++++ SUPPLIED RECORDS ++++
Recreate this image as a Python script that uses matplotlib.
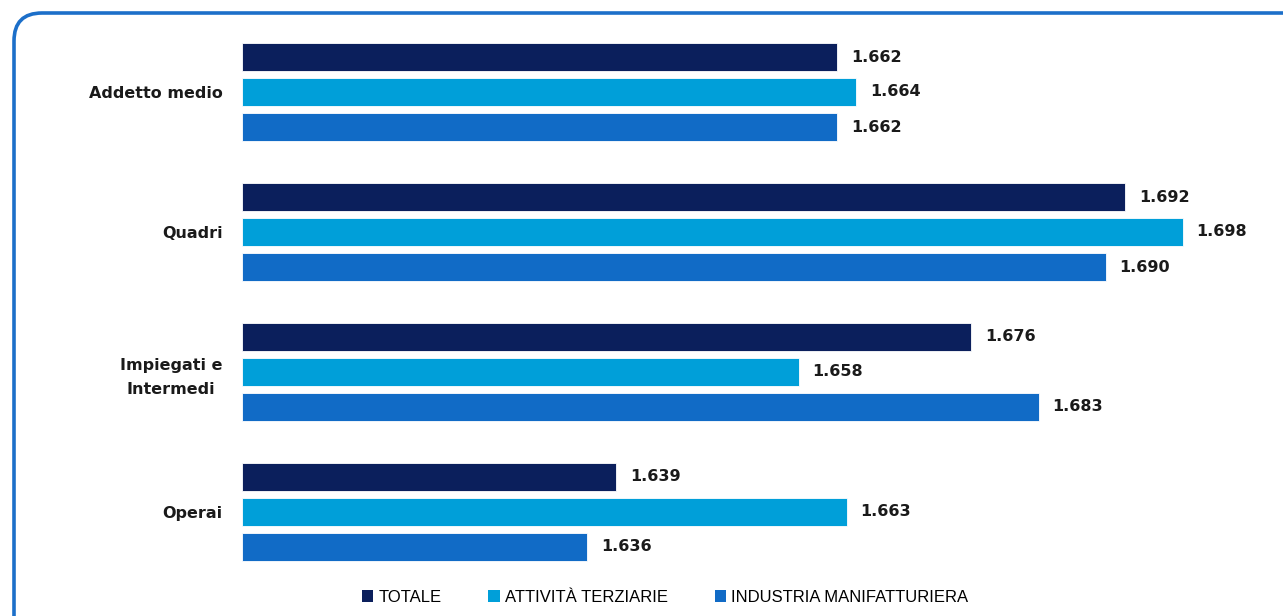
import numpy as np
import matplotlib
matplotlib.use("Agg")
import matplotlib.pyplot as plt
from matplotlib.patches import FancyBboxPatch, Patch
from matplotlib.transforms import IdentityTransform

categories = ["Addetto medio", "Quadri", "Impiegati e\nIntermedi", "Operai"]
series = ["TOTALE", "ATTIVITÀ TERZIARIE", "INDUSTRIA MANIFATTURIERA"]
totale = [1662, 1692, 1676, 1639]
terziarie = [1664, 1698, 1658, 1663]
industria = [1662, 1690, 1683, 1636]
colors = ["#0B1F5C", "#009FD9", "#116BC6"]

W, H = 1283, 616
fig = plt.figure(figsize=(W / 100, H / 100), dpi=100)
fig.patch.set_facecolor("white")

# axes placed in pixel terms: left 242, right 1262, top 30, bottom 575
ax = fig.add_axes([242 / W, 1 - 575 / H, (1262 - 242) / W, (575 - 30) / H])
ax.set_xlim(1600, 1600 + (1262 - 242) / 9.597)
ax.set_ylim((575 - 92) / 140, (30 - 92) / 140)

y = np.arange(len(categories))
offsets = [-0.25, 0, 0.25]
for vals, off, c, name in zip([totale, terziarie, industria], offsets, colors, series):
    bars = ax.barh(y + off, np.array(vals) - 1600, left=1600, height=0.195,
                   color=c, edgecolor="white", linewidth=0.6, label=name)
    for b, v in zip(bars, vals):
        s = f"{v/1000:.3f}"
        ax.annotate(s, (b.get_x() + b.get_width(), b.get_y() + b.get_height() / 2),
                    xytext=(10, 0), textcoords="offset points", va="center", ha="left",
                    fontsize=11.5, fontweight="bold", color="#1a1a1a",
                    annotation_clip=False)

ax.set_yticks(y)
ax.set_yticklabels(categories, fontsize=11.5, fontweight="bold", color="#1a1a1a",
                   ha="right", multialignment="center", linespacing=1.75)
ax.tick_params(axis="y", length=0, pad=14)
ax.set_xticks([])
for sp in ax.spines.values():
    sp.set_visible(False)
ax.patch.set_alpha(0)

handles = [Patch(facecolor=c, edgecolor="none") for c in colors]
fig.legend(handles, series, loc="center", bbox_to_anchor=(665 / W, 1 - 597 / H),
           ncol=3, frameon=False, handlelength=0.7, handleheight=0.7,
           handletextpad=0.3, columnspacing=2.8, prop={"family": "Liberation Sans", "size": 12})

# rounded blue frame, partly cut by the image edge
frame = FancyBboxPatch((14, -30), 1320, H - 13 + 30,
                       boxstyle="round,pad=0,rounding_size=28",
                       transform=IdentityTransform(), facecolor="none",
                       edgecolor="#1C6FC9", linewidth=2.6, clip_on=False)
fig.patches.append(frame)

fig.savefig("out.png", dpi=100)
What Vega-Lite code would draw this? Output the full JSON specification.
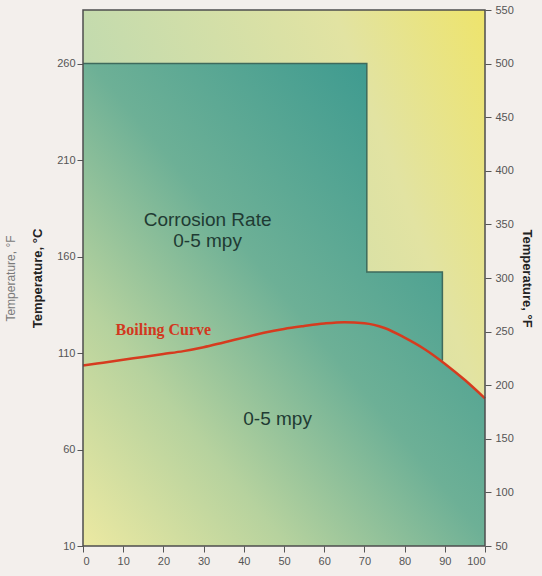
{
  "$schema": "https://vega.github.io/schema/vega-lite/v6.json",
  "width": 402,
  "height": 536,
  "autosize": {"type": "none"},
  "padding": {"left": 83, "top": 10, "right": 57, "bottom": 30},
  "background": "#f3efec",
  "config": {
    "view": {"stroke": null},
    "axis": {
      "labelFont": "Liberation Sans",
      "labelFontSize": 11,
      "labelColor": "#555555",
      "tickColor": "#555555",
      "tickSize": 6,
      "labelPadding": 2,
      "domain": false,
      "grid": false,
      "titleFont": "Liberation Sans",
      "titleFontSize": 13,
      "titleColor": "#222222"
    }
  },
  "datasets": {
    "frame": [{"x0": 0, "x1": 100, "f0": 50, "f1": 550}],
    "region": [
      {"i": 0, "x": 0, "c": 260},
      {"i": 1, "x": 70.6, "c": 260},
      {"i": 2, "x": 70.6, "c": 152},
      {"i": 3, "x": 89.4, "c": 152},
      {"i": 4, "x": 89.4, "c": 106},
      {"i": 5, "x": 90, "c": 104.5},
      {"i": 6, "x": 95, "c": 96},
      {"i": 7, "x": 100, "c": 86.5}
    ],
    "boiling": [
      {"x": 0, "c": 103.5},
      {"x": 5, "c": 105},
      {"x": 10, "c": 106.5},
      {"x": 15, "c": 108},
      {"x": 20, "c": 109.5},
      {"x": 25, "c": 111},
      {"x": 30, "c": 113},
      {"x": 35, "c": 115.5},
      {"x": 40, "c": 118},
      {"x": 45, "c": 120.5},
      {"x": 50, "c": 122.5},
      {"x": 55, "c": 124},
      {"x": 60, "c": 125.3},
      {"x": 65, "c": 126},
      {"x": 70, "c": 125.5},
      {"x": 75, "c": 123},
      {"x": 80, "c": 118},
      {"x": 85, "c": 112},
      {"x": 90, "c": 104.5},
      {"x": 95, "c": 96},
      {"x": 100, "c": 86.5}
    ],
    "labels": [
      {"text": "Corrosion Rate", "x": 31, "c": 179},
      {"text": "0-5 mpy", "x": 31, "c": 168},
      {"text": "0-5 mpy", "x": 48.4, "c": 76}
    ],
    "blabel": [{"text": "Boiling Curve", "x": 20, "c": 122}]
  },
  "layer": [
    {
      "data": {"name": "frame"},
      "mark": {
        "type": "rect",
        "fill": {
          "gradient": "linear",
          "x1": 0, "y1": 0.5, "x2": 1, "y2": 0,
          "stops": [
            {"offset": 0, "color": "#b9d8b2"},
            {"offset": 0.7, "color": "#e2e3a2"},
            {"offset": 1, "color": "#eee46c"}
          ]
        }
      },
      "encoding": {
        "x": {"field": "x0", "type": "quantitative", "scale": {"domain": [0, 100], "nice": false, "zero": false},
          "axis": {"values": [0, 10, 20, 30, 40, 50, 60, 70, 80, 90, 100], "title": null, "labelPadding": 3}},
        "x2": {"field": "x1"},
        "y": {"field": "f1", "type": "quantitative", "scale": {"domain": [50, 550], "nice": false, "zero": false},
          "axis": {"orient": "left", "title": "Temperature, °F", "labels": false, "ticks": false,
            "titleFontWeight": "normal", "titleColor": "#7a7a7a", "titleFontSize": 12, "titlePadding": 66}},
        "y2": {"field": "f0"}
      }
    },
    {
      "data": {"name": "region"},
      "mark": {
        "type": "area",
        "fill": {
          "gradient": "linear",
          "x1": 0, "y1": 1, "x2": 0.85, "y2": 0.15,
          "stops": [
            {"offset": 0, "color": "#ece9a2"},
            {"offset": 0.3, "color": "#b6d29e"},
            {"offset": 0.6, "color": "#6db096"},
            {"offset": 1, "color": "#3f9b90"}
          ]
        }
      },
      "encoding": {
        "x": {"field": "x", "type": "quantitative"},
        "y": {"field": "c", "type": "quantitative", "scale": {"domain": [10, 287.78], "nice": false, "zero": false},
          "axis": {"orient": "left", "title": "Temperature, °C", "values": [10, 60, 110, 160, 210, 260],
            "titleFontWeight": "bold", "titlePadding": 12}},
        "y2": {"datum": 10}
      }
    },
    {
      "data": {"name": "region"},
      "transform": [{"filter": "datum.i <= 4"}],
      "mark": {"type": "line", "color": "#3e6a5c", "strokeWidth": 1.5},
      "encoding": {
        "x": {"field": "x", "type": "quantitative"},
        "y": {"field": "c", "type": "quantitative", "scale": {"domain": [10, 287.78], "nice": false, "zero": false}, "axis": null},
        "order": {"field": "i"}
      }
    },
    {
      "data": {"name": "boiling"},
      "mark": {"type": "line", "color": "#d63b1f", "strokeWidth": 2.5, "interpolate": "monotone"},
      "encoding": {
        "x": {"field": "x", "type": "quantitative"},
        "y": {"field": "c", "type": "quantitative", "scale": {"domain": [10, 287.78], "nice": false, "zero": false}, "axis": null}
      }
    },
    {
      "data": {"name": "labels"},
      "mark": {"type": "text", "font": "Liberation Sans", "fontSize": 19, "color": "#1f3b33", "align": "center", "baseline": "middle"},
      "encoding": {
        "x": {"field": "x", "type": "quantitative"},
        "y": {"field": "c", "type": "quantitative", "scale": {"domain": [10, 287.78], "nice": false, "zero": false}, "axis": null},
        "text": {"field": "text"}
      }
    },
    {
      "data": {"name": "blabel"},
      "mark": {"type": "text", "font": "Liberation Serif", "fontSize": 16, "fontWeight": "bold", "color": "#d2381e", "align": "center", "baseline": "middle"},
      "encoding": {
        "x": {"field": "x", "type": "quantitative"},
        "y": {"field": "c", "type": "quantitative", "scale": {"domain": [10, 287.78], "nice": false, "zero": false}, "axis": null},
        "text": {"field": "text"}
      }
    },
    {
      "data": {"name": "frame"},
      "mark": {"type": "rect", "fill": null, "stroke": "#4d4d4d", "strokeWidth": 1.5},
      "encoding": {
        "x": {"field": "x0", "type": "quantitative"},
        "x2": {"field": "x1"},
        "y": {"field": "f1", "type": "quantitative", "scale": {"domain": [50, 550], "nice": false, "zero": false},
          "axis": {"orient": "right", "title": "Temperature, °F", "values": [50, 100, 150, 200, 250, 300, 350, 400, 450, 500, 550],
            "titleFontWeight": "bold", "labelPadding": 4, "titlePadding": 6}},
        "y2": {"field": "f0"}
      }
    }
  ],
  "resolve": {"scale": {"y": "independent"}}
}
++++
* [WHAT NEEDS TO BE DONE] Omit the pictures, then repeat exactly each line from the beginning of the listing through the line with "ax.patch.set_alpha(0)".

* [ANSWER]
Recreate this image as a Python script that uses matplotlib.
import numpy as np
import matplotlib
matplotlib.use("Agg")
import matplotlib.pyplot as plt
from matplotlib.patches import FancyBboxPatch, Patch
from matplotlib.transforms import IdentityTransform

categories = ["Addetto medio", "Quadri", "Impiegati e\nIntermedi", "Operai"]
series = ["TOTALE", "ATTIVITÀ TERZIARIE", "INDUSTRIA MANIFATTURIERA"]
totale = [1662, 1692, 1676, 1639]
terziarie = [1664, 1698, 1658, 1663]
industria = [1662, 1690, 1683, 1636]
colors = ["#0B1F5C", "#009FD9", "#116BC6"]

W, H = 1283, 616
fig = plt.figure(figsize=(W / 100, H / 100), dpi=100)
fig.patch.set_facecolor("white")

# axes placed in pixel terms: left 242, right 1262, top 30, bottom 575
ax = fig.add_axes([242 / W, 1 - 575 / H, (1262 - 242) / W, (575 - 30) / H])
ax.set_xlim(1600, 1600 + (1262 - 242) / 9.597)
ax.set_ylim((575 - 92) / 140, (30 - 92) / 140)

y = np.arange(len(categories))
offsets = [-0.25, 0, 0.25]
for vals, off, c, name in zip([totale, terziarie, industria], offsets, colors, series):
    bars = ax.barh(y + off, np.array(vals) - 1600, left=1600, height=0.195,
                   color=c, edgecolor="white", linewidth=0.6, label=name)
    for b, v in zip(bars, vals):
        s = f"{v/1000:.3f}"
        ax.annotate(s, (b.get_x() + b.get_width(), b.get_y() + b.get_height() / 2),
                    xytext=(10, 0), textcoords="offset points", va="center", ha="left",
                    fontsize=11.5, fontweight="bold", color="#1a1a1a",
                    annotation_clip=False)

ax.set_yticks(y)
ax.set_yticklabels(categories, fontsize=11.5, fontweight="bold", color="#1a1a1a",
                   ha="right", multialignment="center", linespacing=1.75)
ax.tick_params(axis="y", length=0, pad=14)
ax.set_xticks([])
for sp in ax.spines.values():
    sp.set_visible(False)
ax.patch.set_alpha(0)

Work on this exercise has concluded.